** BEGIN **

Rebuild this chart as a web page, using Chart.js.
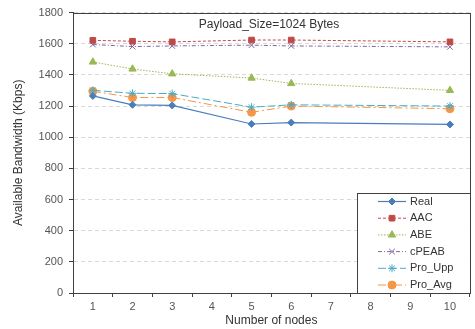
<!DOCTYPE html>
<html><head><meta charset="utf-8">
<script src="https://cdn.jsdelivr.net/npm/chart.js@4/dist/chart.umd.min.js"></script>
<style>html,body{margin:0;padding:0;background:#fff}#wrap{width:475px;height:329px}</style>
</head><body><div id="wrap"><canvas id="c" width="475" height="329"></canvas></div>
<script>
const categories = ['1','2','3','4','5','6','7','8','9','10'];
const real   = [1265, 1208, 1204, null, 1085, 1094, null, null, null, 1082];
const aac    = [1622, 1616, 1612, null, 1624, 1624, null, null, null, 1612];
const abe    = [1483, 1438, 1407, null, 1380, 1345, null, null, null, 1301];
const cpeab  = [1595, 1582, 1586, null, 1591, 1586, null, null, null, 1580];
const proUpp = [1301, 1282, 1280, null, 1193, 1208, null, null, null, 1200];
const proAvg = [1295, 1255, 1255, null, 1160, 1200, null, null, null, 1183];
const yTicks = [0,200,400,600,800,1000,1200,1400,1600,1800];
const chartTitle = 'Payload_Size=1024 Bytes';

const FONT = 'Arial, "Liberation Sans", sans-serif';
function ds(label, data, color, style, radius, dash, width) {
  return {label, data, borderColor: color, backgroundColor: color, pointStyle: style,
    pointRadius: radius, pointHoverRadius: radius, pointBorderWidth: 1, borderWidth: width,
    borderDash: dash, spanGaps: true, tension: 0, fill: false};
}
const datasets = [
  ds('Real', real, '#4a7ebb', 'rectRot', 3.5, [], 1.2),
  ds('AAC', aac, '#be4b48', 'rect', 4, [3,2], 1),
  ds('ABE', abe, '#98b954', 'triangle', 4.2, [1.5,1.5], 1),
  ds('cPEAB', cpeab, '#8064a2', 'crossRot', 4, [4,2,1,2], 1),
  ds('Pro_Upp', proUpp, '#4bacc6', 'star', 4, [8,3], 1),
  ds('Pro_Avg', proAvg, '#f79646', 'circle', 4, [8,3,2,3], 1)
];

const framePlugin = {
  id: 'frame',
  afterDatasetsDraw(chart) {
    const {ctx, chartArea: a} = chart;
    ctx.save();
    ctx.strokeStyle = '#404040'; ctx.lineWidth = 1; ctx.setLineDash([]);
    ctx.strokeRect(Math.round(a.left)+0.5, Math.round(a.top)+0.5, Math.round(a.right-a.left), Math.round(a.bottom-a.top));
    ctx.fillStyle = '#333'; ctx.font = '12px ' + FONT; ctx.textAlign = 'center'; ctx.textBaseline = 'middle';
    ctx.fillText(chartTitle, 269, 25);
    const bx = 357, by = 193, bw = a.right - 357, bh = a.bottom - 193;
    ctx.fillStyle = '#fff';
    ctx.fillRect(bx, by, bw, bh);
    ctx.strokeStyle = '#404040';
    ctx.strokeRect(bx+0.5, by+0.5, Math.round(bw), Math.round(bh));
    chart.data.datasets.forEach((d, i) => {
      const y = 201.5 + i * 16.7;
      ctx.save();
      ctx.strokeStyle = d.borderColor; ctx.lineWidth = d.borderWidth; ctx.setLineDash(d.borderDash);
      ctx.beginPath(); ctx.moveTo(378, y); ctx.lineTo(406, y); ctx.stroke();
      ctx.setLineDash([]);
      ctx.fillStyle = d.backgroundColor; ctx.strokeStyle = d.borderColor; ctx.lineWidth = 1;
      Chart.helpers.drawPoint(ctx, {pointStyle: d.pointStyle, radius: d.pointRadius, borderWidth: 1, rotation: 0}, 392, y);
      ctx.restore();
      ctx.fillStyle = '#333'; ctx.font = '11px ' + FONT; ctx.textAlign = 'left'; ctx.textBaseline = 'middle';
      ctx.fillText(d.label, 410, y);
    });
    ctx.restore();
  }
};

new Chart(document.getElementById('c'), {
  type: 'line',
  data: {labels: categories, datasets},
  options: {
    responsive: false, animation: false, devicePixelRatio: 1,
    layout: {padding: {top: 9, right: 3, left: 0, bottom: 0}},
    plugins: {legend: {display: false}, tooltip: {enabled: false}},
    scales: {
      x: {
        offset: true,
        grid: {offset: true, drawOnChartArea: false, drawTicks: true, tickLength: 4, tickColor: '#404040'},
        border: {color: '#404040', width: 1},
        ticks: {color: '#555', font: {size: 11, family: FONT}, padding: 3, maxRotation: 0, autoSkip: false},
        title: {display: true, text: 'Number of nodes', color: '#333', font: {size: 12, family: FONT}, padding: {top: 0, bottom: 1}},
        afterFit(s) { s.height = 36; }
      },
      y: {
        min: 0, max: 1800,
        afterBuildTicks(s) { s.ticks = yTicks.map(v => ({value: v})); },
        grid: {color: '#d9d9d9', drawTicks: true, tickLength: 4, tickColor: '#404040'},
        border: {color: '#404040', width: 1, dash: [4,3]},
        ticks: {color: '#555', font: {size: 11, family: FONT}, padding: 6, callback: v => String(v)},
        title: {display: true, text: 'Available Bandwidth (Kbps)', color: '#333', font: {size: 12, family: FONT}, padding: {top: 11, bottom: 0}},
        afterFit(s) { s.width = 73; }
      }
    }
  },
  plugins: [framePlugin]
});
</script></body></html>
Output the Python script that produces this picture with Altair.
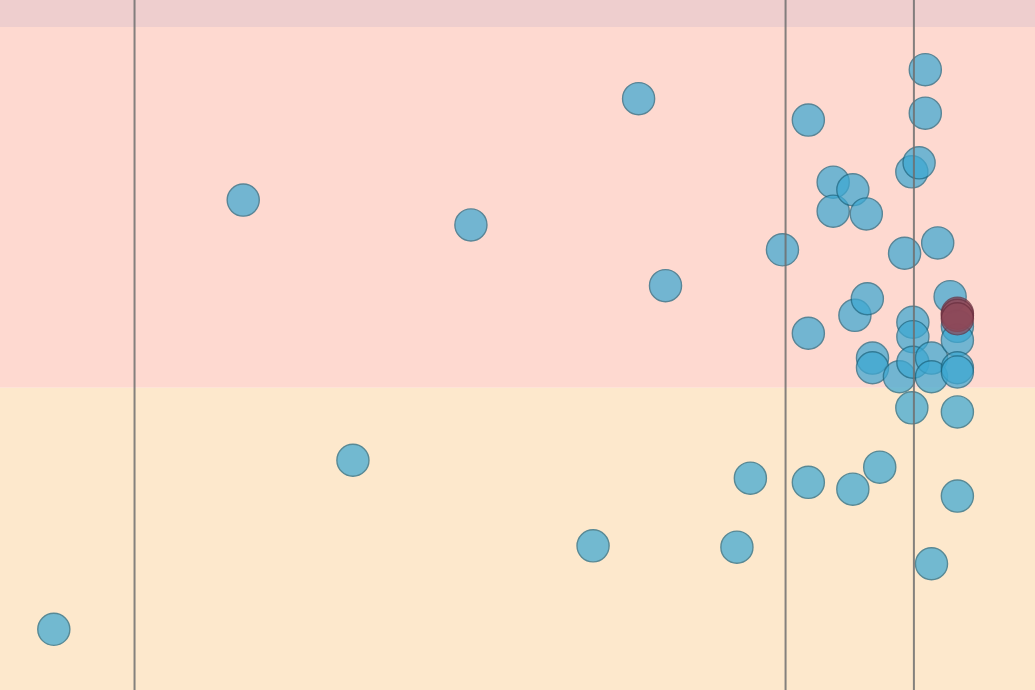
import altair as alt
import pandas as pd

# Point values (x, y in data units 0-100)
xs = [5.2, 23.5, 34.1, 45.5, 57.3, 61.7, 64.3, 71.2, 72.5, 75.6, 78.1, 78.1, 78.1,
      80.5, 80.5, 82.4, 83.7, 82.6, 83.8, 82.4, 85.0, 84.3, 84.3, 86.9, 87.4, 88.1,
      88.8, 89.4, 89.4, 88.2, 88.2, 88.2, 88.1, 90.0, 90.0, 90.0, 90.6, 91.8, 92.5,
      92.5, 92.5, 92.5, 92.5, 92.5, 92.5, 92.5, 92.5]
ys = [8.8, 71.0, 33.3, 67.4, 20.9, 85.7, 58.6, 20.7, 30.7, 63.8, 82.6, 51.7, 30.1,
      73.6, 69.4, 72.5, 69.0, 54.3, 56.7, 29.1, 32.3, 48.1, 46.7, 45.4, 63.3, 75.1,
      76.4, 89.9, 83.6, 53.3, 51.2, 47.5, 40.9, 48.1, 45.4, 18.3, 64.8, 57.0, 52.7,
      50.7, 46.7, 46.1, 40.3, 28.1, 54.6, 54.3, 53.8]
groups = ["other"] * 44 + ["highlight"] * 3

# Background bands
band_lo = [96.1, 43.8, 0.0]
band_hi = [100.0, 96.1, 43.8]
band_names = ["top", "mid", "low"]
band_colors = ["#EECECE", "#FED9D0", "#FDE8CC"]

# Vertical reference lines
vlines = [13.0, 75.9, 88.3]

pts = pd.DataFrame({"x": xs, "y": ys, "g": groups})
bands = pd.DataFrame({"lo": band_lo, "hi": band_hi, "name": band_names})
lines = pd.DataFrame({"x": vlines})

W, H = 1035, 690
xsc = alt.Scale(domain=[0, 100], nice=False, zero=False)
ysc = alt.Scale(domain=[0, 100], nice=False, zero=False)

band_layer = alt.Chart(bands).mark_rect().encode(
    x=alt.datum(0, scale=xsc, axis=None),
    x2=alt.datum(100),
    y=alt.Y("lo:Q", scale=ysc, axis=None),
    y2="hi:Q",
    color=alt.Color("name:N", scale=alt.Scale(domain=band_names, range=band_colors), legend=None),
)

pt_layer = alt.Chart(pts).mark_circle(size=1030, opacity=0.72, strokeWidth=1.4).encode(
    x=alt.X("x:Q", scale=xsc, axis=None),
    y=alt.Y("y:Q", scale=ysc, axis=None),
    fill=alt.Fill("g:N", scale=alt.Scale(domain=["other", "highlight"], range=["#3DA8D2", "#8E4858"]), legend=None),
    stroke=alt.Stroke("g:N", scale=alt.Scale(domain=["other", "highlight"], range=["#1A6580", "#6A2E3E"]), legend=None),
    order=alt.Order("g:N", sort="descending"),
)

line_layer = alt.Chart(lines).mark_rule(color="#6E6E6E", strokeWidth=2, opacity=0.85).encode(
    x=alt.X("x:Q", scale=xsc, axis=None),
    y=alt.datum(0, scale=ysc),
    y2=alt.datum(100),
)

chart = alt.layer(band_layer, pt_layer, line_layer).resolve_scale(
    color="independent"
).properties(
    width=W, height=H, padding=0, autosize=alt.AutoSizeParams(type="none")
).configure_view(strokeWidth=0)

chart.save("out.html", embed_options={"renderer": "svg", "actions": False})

** END **

## Written instruction
Leave out the pictures and restate, word for word, the lines from the top of the data through the line containing "const chartTitle = 'Payload_Size=1024 Bytes';", both included.

## The completed task
Rebuild this chart as a web page, using Chart.js.
<!DOCTYPE html>
<html><head><meta charset="utf-8">
<script src="https://cdn.jsdelivr.net/npm/chart.js@4/dist/chart.umd.min.js"></script>
<style>html,body{margin:0;padding:0;background:#fff}#wrap{width:475px;height:329px}</style>
</head><body><div id="wrap"><canvas id="c" width="475" height="329"></canvas></div>
<script>
const categories = ['1','2','3','4','5','6','7','8','9','10'];
const real   = [1265, 1208, 1204, null, 1085, 1094, null, null, null, 1082];
const aac    = [1622, 1616, 1612, null, 1624, 1624, null, null, null, 1612];
const abe    = [1483, 1438, 1407, null, 1380, 1345, null, null, null, 1301];
const cpeab  = [1595, 1582, 1586, null, 1591, 1586, null, null, null, 1580];
const proUpp = [1301, 1282, 1280, null, 1193, 1208, null, null, null, 1200];
const proAvg = [1295, 1255, 1255, null, 1160, 1200, null, null, null, 1183];
const yTicks = [0,200,400,600,800,1000,1200,1400,1600,1800];
const chartTitle = 'Payload_Size=1024 Bytes';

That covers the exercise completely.